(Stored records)

## start

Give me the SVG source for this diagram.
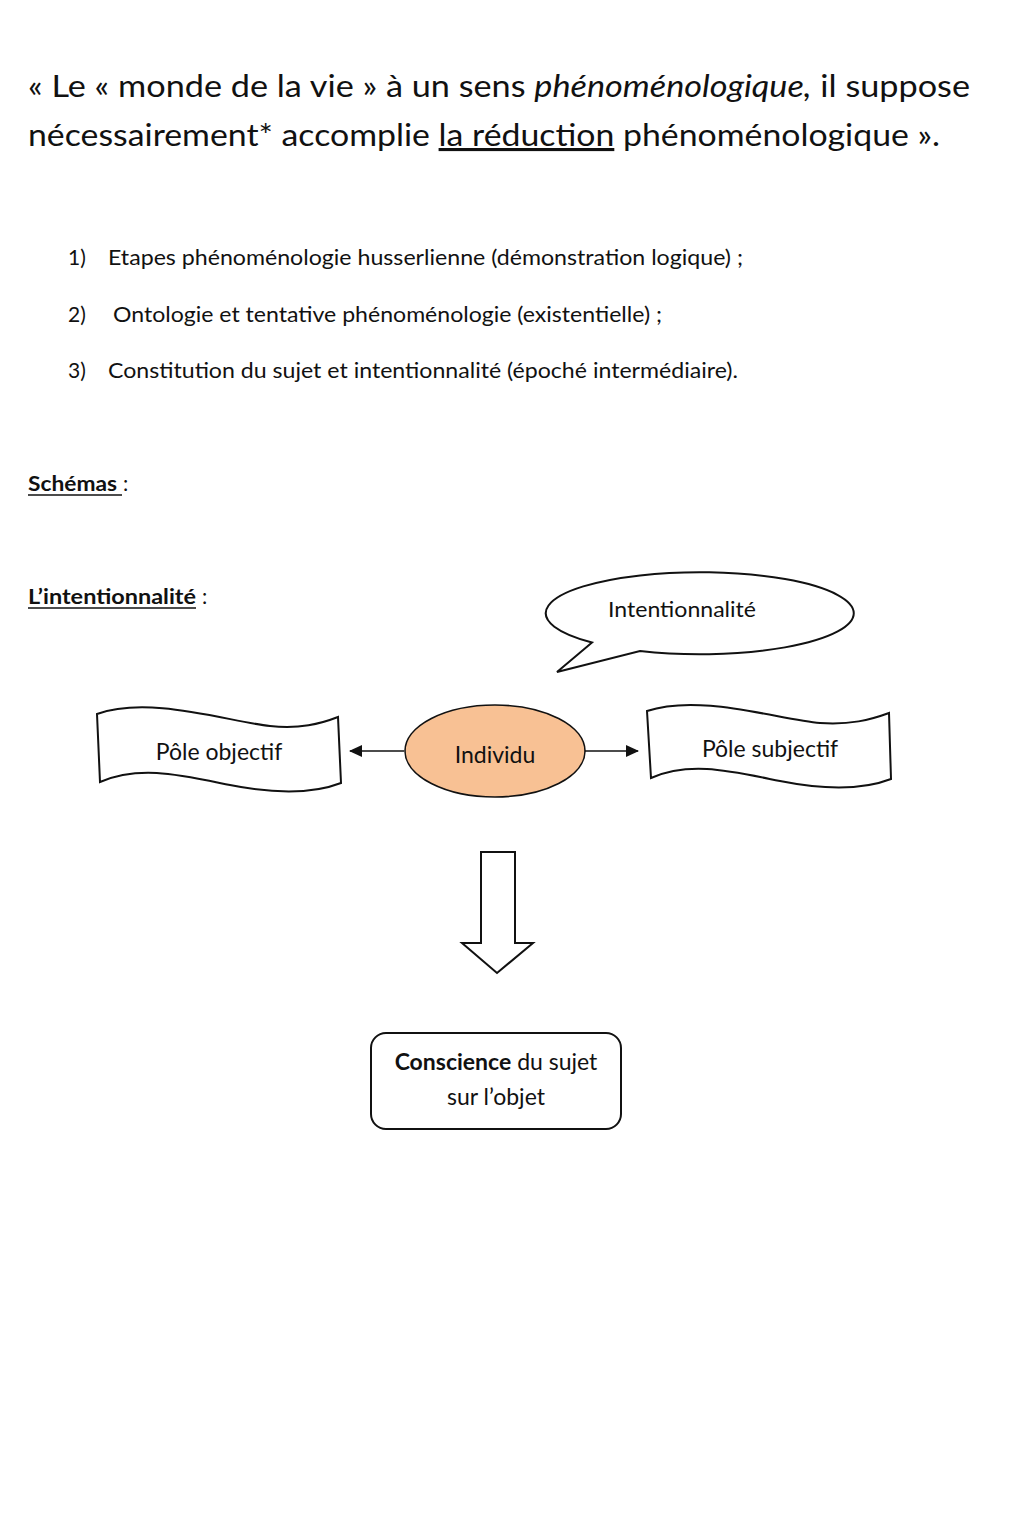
<svg xmlns="http://www.w3.org/2000/svg" width="1024" height="1526" viewBox="0 0 1024 1526">
<style>
text{font-family:Lato,"Open Sans","Liberation Sans",sans-serif;fill:#111}
.t{font-size:31px}
.l{font-size:21px}
.d{font-size:23px}
.s{fill:#fff;stroke:#111;stroke-width:2}
.c{stroke:#111;stroke-width:1.6;fill:none}
</style>
<defs>
<marker id="ah" markerWidth="13" markerHeight="12" refX="12" refY="6" orient="auto" markerUnits="userSpaceOnUse" viewBox="0 0 13 12">
<path d="M0,0 L13,6 L0,12 z" fill="#111"/>
</marker>
</defs>
<rect width="1024" height="1526" fill="#fff"/>
<text class="t" x="28" y="97" textLength="942" lengthAdjust="spacingAndGlyphs">« Le « monde de la vie » à un sens <tspan font-style="italic">phénoménologique,</tspan> il suppose</text>
<text class="t" x="28" y="146" textLength="912" lengthAdjust="spacingAndGlyphs">nécessairement* accomplie <tspan text-decoration="underline">la réduction</tspan> phénoménologique ».</text>
<text class="l" x="68" y="265">1)</text>
<text class="l" x="108" y="265" textLength="635" lengthAdjust="spacingAndGlyphs">Etapes phénoménologie husserlienne (démonstration logique) ;</text>
<text class="l" x="68" y="322">2)</text>
<text class="l" x="113" y="322" textLength="549" lengthAdjust="spacingAndGlyphs">Ontologie et tentative phénoménologie (existentielle) ;</text>
<text class="l" x="68" y="378">3)</text>
<text class="l" x="108" y="378" textLength="630" lengthAdjust="spacingAndGlyphs">Constitution du sujet et intentionnalité (époché intermédiaire).</text>
<text class="l" x="28" y="491" font-weight="bold" textLength="89" lengthAdjust="spacingAndGlyphs">Schémas</text>
<line x1="28" y1="495" x2="122" y2="495" stroke="#111" stroke-width="1.5"/>
<text class="l" x="123" y="491">:</text>
<text class="l" x="28" y="604" font-weight="bold" textLength="168" lengthAdjust="spacingAndGlyphs">L’intentionnalité</text>
<line x1="28" y1="608" x2="196" y2="608" stroke="#111" stroke-width="1.5"/>
<text class="l" x="202" y="604">:</text>

<g id="bubble">
<path class="s" d="M592,642.5 A154,41 0 1 1 640,651 L557,672 Z"/>
<text class="l" x="608" y="617" textLength="148" lengthAdjust="spacingAndGlyphs">Intentionnalité</text>
</g>

<g id="pole-objectif">
<path class="s" d="M97,714 C150,695 230,722 270,726 C300,729 320,724 338,717 L341,783 C310,795 270,793 230,785 C180,775 140,765 100,782 Z"/>
<text class="d" x="219" y="760" text-anchor="middle">Pôle objectif</text>
</g>

<g id="pole-subjectif">
<path class="s" d="M647,711 C700,693 780,720 820,723 C850,725 870,720 889,713 L891,779 C860,791 820,789 780,781 C730,771 690,761 651,778 Z"/>
<text class="d" x="770" y="757" text-anchor="middle">Pôle subjectif</text>
</g>

<g id="individu">
<ellipse cx="495" cy="751" rx="90" ry="46" fill="#F8C194" stroke="#111" stroke-width="1.6"/>
<text class="d" x="495" y="763" text-anchor="middle">Individu</text>
</g>

<g id="connectors">
<line class="c" x1="404" y1="751" x2="350" y2="751" marker-end="url(#ah)"/>
<line class="c" x1="585" y1="751" x2="638" y2="751" marker-end="url(#ah)"/>
<path class="s" d="M481,852 L515,852 L515,943 L533,943 L497,973 L462,943 L481,943 Z"/>
</g>

<g id="conscience">
<rect class="s" x="371" y="1033" width="250" height="96" rx="15"/>
<text class="d" x="496" y="1070" text-anchor="middle"><tspan font-weight="bold">Conscience</tspan> du sujet</text>
<text class="d" x="496" y="1105" text-anchor="middle">sur l’objet</text>
</g>
</svg>
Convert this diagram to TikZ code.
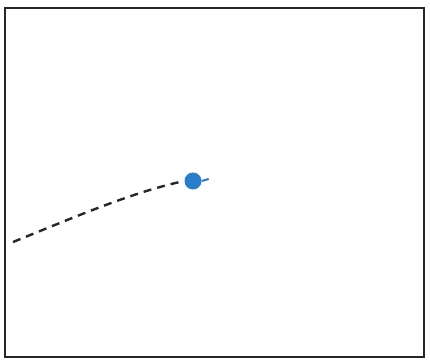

## end

■ Task to carry out: Transcribe the listing above verbatim. Omit the pictures.

■ Result of the task:
Give me the SVG source for this diagram.
<svg xmlns="http://www.w3.org/2000/svg" width="1024" height="1526" viewBox="0 0 1024 1526">
<style>
text{font-family:Lato,"Open Sans","Liberation Sans",sans-serif;fill:#111}
.t{font-size:31px}
.l{font-size:21px}
.d{font-size:23px}
.s{fill:#fff;stroke:#111;stroke-width:2}
.c{stroke:#111;stroke-width:1.6;fill:none}
</style>
<defs>
<marker id="ah" markerWidth="13" markerHeight="12" refX="12" refY="6" orient="auto" markerUnits="userSpaceOnUse" viewBox="0 0 13 12">
<path d="M0,0 L13,6 L0,12 z" fill="#111"/>
</marker>
</defs>
<rect width="1024" height="1526" fill="#fff"/>
<text class="t" x="28" y="97" textLength="942" lengthAdjust="spacingAndGlyphs">« Le « monde de la vie » à un sens <tspan font-style="italic">phénoménologique,</tspan> il suppose</text>
<text class="t" x="28" y="146" textLength="912" lengthAdjust="spacingAndGlyphs">nécessairement* accomplie <tspan text-decoration="underline">la réduction</tspan> phénoménologique ».</text>
<text class="l" x="68" y="265">1)</text>
<text class="l" x="108" y="265" textLength="635" lengthAdjust="spacingAndGlyphs">Etapes phénoménologie husserlienne (démonstration logique) ;</text>
<text class="l" x="68" y="322">2)</text>
<text class="l" x="113" y="322" textLength="549" lengthAdjust="spacingAndGlyphs">Ontologie et tentative phénoménologie (existentielle) ;</text>
<text class="l" x="68" y="378">3)</text>
<text class="l" x="108" y="378" textLength="630" lengthAdjust="spacingAndGlyphs">Constitution du sujet et intentionnalité (époché intermédiaire).</text>
<text class="l" x="28" y="491" font-weight="bold" textLength="89" lengthAdjust="spacingAndGlyphs">Schémas</text>
<line x1="28" y1="495" x2="122" y2="495" stroke="#111" stroke-width="1.5"/>
<text class="l" x="123" y="491">:</text>
<text class="l" x="28" y="604" font-weight="bold" textLength="168" lengthAdjust="spacingAndGlyphs">L’intentionnalité</text>
<line x1="28" y1="608" x2="196" y2="608" stroke="#111" stroke-width="1.5"/>
<text class="l" x="202" y="604">:</text>

<g id="bubble">
<path class="s" d="M592,642.5 A154,41 0 1 1 640,651 L557,672 Z"/>
<text class="l" x="608" y="617" textLength="148" lengthAdjust="spacingAndGlyphs">Intentionnalité</text>
</g>

<g id="pole-objectif">
<path class="s" d="M97,714 C150,695 230,722 270,726 C300,729 320,724 338,717 L341,783 C310,795 270,793 230,785 C180,775 140,765 100,782 Z"/>
<text class="d" x="219" y="760" text-anchor="middle">Pôle objectif</text>
</g>

<g id="pole-subjectif">
<path class="s" d="M647,711 C700,693 780,720 820,723 C850,725 870,720 889,713 L891,779 C860,791 820,789 780,781 C730,771 690,761 651,778 Z"/>
<text class="d" x="770" y="757" text-anchor="middle">Pôle subjectif</text>
</g>

<g id="individu">
<ellipse cx="495" cy="751" rx="90" ry="46" fill="#F8C194" stroke="#111" stroke-width="1.6"/>
<text class="d" x="495" y="763" text-anchor="middle">Individu</text>
</g>

<g id="connectors">
<line class="c" x1="404" y1="751" x2="350" y2="751" marker-end="url(#ah)"/>
<line class="c" x1="585" y1="751" x2="638" y2="751" marker-end="url(#ah)"/>
<path class="s" d="M481,852 L515,852 L515,943 L533,943 L497,973 L462,943 L481,943 Z"/>
</g>

<g id="conscience">
<rect class="s" x="371" y="1033" width="250" height="96" rx="15"/>
<text class="d" x="496" y="1070" text-anchor="middle"><tspan font-weight="bold">Conscience</tspan> du sujet</text>
<text class="d" x="496" y="1105" text-anchor="middle">sur l’objet</text>
</g>
</svg>
Convert this diagram to TikZ code.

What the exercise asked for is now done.